#### Directive
Restate the whole of the material. Keep every word, and drop the pictures.

====== Information shown ======

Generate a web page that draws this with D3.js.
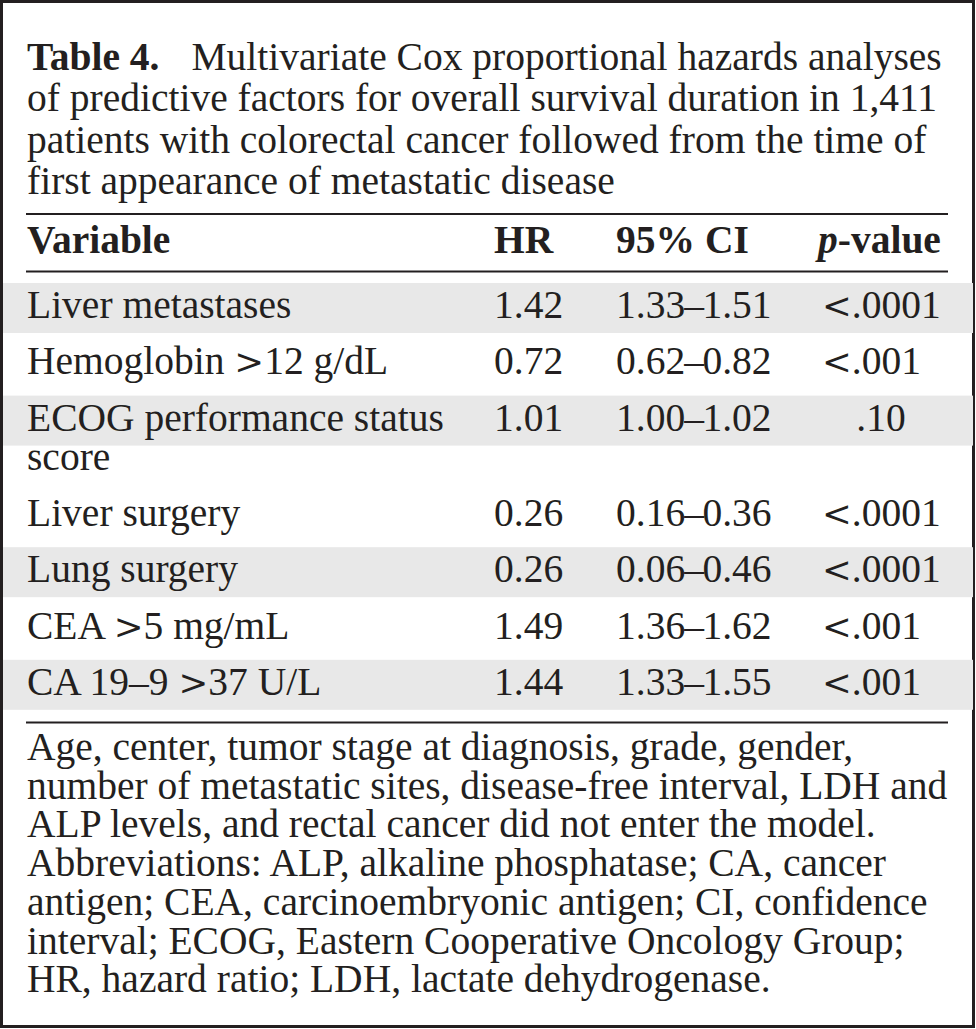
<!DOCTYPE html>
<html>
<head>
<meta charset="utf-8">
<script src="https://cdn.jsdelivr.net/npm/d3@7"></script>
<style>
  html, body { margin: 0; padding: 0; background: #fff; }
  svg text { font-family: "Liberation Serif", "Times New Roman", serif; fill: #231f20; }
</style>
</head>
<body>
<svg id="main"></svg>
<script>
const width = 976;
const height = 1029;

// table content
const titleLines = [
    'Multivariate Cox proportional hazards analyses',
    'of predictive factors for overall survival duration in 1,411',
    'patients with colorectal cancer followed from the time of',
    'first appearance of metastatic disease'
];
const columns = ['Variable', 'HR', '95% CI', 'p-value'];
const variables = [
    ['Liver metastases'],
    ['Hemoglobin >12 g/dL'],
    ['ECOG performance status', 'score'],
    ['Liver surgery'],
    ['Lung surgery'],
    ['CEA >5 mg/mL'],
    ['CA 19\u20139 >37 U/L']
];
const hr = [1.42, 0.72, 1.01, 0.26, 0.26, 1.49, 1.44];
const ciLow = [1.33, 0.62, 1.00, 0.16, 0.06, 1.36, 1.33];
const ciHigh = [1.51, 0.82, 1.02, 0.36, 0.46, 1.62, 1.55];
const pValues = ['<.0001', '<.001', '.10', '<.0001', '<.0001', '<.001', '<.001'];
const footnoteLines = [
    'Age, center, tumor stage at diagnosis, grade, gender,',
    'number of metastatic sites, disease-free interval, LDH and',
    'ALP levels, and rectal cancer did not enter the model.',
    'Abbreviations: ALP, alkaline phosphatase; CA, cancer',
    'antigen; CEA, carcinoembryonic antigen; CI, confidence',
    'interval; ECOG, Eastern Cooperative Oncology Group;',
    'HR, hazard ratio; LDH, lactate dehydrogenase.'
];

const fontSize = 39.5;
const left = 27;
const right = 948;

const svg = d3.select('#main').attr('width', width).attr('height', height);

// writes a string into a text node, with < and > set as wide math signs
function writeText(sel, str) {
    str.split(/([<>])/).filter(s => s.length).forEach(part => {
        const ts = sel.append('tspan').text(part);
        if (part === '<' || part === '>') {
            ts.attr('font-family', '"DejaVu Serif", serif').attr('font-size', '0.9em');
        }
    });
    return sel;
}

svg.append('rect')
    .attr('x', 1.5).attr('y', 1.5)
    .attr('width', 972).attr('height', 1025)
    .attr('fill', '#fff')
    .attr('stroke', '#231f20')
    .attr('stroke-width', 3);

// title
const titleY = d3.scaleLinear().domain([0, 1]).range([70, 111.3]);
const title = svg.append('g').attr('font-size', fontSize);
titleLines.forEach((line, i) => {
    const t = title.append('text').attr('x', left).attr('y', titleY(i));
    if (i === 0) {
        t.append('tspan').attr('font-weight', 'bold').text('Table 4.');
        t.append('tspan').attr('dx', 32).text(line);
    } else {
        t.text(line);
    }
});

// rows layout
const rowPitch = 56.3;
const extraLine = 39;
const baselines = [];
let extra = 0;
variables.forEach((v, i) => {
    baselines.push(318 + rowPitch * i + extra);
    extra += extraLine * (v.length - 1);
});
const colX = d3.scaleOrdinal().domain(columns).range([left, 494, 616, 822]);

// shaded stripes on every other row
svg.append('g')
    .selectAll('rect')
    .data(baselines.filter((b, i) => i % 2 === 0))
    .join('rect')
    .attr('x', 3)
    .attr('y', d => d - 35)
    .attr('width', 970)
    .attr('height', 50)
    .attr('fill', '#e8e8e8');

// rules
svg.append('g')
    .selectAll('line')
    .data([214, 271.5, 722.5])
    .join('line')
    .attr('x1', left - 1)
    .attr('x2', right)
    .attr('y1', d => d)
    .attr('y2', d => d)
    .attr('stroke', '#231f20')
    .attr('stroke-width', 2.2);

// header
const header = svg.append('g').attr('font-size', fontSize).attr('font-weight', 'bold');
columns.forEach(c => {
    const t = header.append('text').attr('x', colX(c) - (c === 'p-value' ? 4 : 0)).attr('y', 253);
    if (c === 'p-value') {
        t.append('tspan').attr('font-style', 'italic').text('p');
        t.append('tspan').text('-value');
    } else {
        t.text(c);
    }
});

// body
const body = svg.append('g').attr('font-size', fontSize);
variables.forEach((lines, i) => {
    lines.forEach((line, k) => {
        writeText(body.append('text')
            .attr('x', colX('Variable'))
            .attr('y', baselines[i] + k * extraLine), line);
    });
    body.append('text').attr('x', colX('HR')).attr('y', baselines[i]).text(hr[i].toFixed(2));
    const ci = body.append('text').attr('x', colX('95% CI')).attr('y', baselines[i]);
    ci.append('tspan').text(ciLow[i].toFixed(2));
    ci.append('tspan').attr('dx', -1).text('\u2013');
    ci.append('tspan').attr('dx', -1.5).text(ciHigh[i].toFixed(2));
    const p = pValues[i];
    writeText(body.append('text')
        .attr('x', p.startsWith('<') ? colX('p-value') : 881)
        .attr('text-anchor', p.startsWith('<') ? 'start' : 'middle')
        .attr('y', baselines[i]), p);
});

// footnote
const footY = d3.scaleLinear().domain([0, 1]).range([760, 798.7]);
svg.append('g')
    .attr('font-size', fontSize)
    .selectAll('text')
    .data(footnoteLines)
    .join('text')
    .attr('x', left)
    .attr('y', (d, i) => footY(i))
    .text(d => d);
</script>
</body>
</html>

======

#### Task output
Generate a web page that draws this with D3.js.
<!DOCTYPE html>
<html>
<head>
<meta charset="utf-8">
<script src="https://cdn.jsdelivr.net/npm/d3@7"></script>
<style>
  html, body { margin: 0; padding: 0; background: #fff; }
  svg text { font-family: "Liberation Serif", "Times New Roman", serif; fill: #231f20; }
</style>
</head>
<body>
<svg id="main"></svg>
<script>
const width = 976;
const height = 1029;

// table content
const titleLines = [
    'Multivariate Cox proportional hazards analyses',
    'of predictive factors for overall survival duration in 1,411',
    'patients with colorectal cancer followed from the time of',
    'first appearance of metastatic disease'
];
const columns = ['Variable', 'HR', '95% CI', 'p-value'];
const variables = [
    ['Liver metastases'],
    ['Hemoglobin >12 g/dL'],
    ['ECOG performance status', 'score'],
    ['Liver surgery'],
    ['Lung surgery'],
    ['CEA >5 mg/mL'],
    ['CA 19\u20139 >37 U/L']
];
const hr = [1.42, 0.72, 1.01, 0.26, 0.26, 1.49, 1.44];
const ciLow = [1.33, 0.62, 1.00, 0.16, 0.06, 1.36, 1.33];
const ciHigh = [1.51, 0.82, 1.02, 0.36, 0.46, 1.62, 1.55];
const pValues = ['<.0001', '<.001', '.10', '<.0001', '<.0001', '<.001', '<.001'];
const footnoteLines = [
    'Age, center, tumor stage at diagnosis, grade, gender,',
    'number of metastatic sites, disease-free interval, LDH and',
    'ALP levels, and rectal cancer did not enter the model.',
    'Abbreviations: ALP, alkaline phosphatase; CA, cancer',
    'antigen; CEA, carcinoembryonic antigen; CI, confidence',
    'interval; ECOG, Eastern Cooperative Oncology Group;',
    'HR, hazard ratio; LDH, lactate dehydrogenase.'
];

const fontSize = 39.5;
const left = 27;
const right = 948;

const svg = d3.select('#main').attr('width', width).attr('height', height);

// writes a string into a text node, with < and > set as wide math signs
function writeText(sel, str) {
    str.split(/([<>])/).filter(s => s.length).forEach(part => {
        const ts = sel.append('tspan').text(part);
        if (part === '<' || part === '>') {
            ts.attr('font-family', '"DejaVu Serif", serif').attr('font-size', '0.9em');
        }
    });
    return sel;
}

svg.append('rect')
    .attr('x', 1.5).attr('y', 1.5)
    .attr('width', 972).attr('height', 1025)
    .attr('fill', '#fff')
    .attr('stroke', '#231f20')
    .attr('stroke-width', 3);

// title
const titleY = d3.scaleLinear().domain([0, 1]).range([70, 111.3]);
const title = svg.append('g').attr('font-size', fontSize);
titleLines.forEach((line, i) => {
    const t = title.append('text').attr('x', left).attr('y', titleY(i));
    if (i === 0) {
        t.append('tspan').attr('font-weight', 'bold').text('Table 4.');
        t.append('tspan').attr('dx', 32).text(line);
    } else {
        t.text(line);
    }
});

// rows layout
const rowPitch = 56.3;
const extraLine = 39;
const baselines = [];
let extra = 0;
variables.forEach((v, i) => {
    baselines.push(318 + rowPitch * i + extra);
    extra += extraLine * (v.length - 1);
});
const colX = d3.scaleOrdinal().domain(columns).range([left, 494, 616, 822]);

// shaded stripes on every other row
svg.append('g')
    .selectAll('rect')
    .data(baselines.filter((b, i) => i % 2 === 0))
    .join('rect')
    .attr('x', 3)
    .attr('y', d => d - 35)
    .attr('width', 970)
    .attr('height', 50)
    .attr('fill', '#e8e8e8');

// rules
svg.append('g')
    .selectAll('line')
    .data([214, 271.5, 722.5])
    .join('line')
    .attr('x1', left - 1)
    .attr('x2', right)
    .attr('y1', d => d)
    .attr('y2', d => d)
    .attr('stroke', '#231f20')
    .attr('stroke-width', 2.2);

// header
const header = svg.append('g').attr('font-size', fontSize).attr('font-weight', 'bold');
columns.forEach(c => {
    const t = header.append('text').attr('x', colX(c) - (c === 'p-value' ? 4 : 0)).attr('y', 253);
    if (c === 'p-value') {
        t.append('tspan').attr('font-style', 'italic').text('p');
        t.append('tspan').text('-value');
    } else {
        t.text(c);
    }
});

// body
const body = svg.append('g').attr('font-size', fontSize);
variables.forEach((lines, i) => {
    lines.forEach((line, k) => {
        writeText(body.append('text')
            .attr('x', colX('Variable'))
            .attr('y', baselines[i] + k * extraLine), line);
    });
    body.append('text').attr('x', colX('HR')).attr('y', baselines[i]).text(hr[i].toFixed(2));
    const ci = body.append('text').attr('x', colX('95% CI')).attr('y', baselines[i]);
    ci.append('tspan').text(ciLow[i].toFixed(2));
    ci.append('tspan').attr('dx', -1).text('\u2013');
    ci.append('tspan').attr('dx', -1.5).text(ciHigh[i].toFixed(2));
    const p = pValues[i];
    writeText(body.append('text')
        .attr('x', p.startsWith('<') ? colX('p-value') : 881)
        .attr('text-anchor', p.startsWith('<') ? 'start' : 'middle')
        .attr('y', baselines[i]), p);
});

// footnote
const footY = d3.scaleLinear().domain([0, 1]).range([760, 798.7]);
svg.append('g')
    .attr('font-size', fontSize)
    .selectAll('text')
    .data(footnoteLines)
    .join('text')
    .attr('x', left)
    .attr('y', (d, i) => footY(i))
    .text(d => d);
</script>
</body>
</html>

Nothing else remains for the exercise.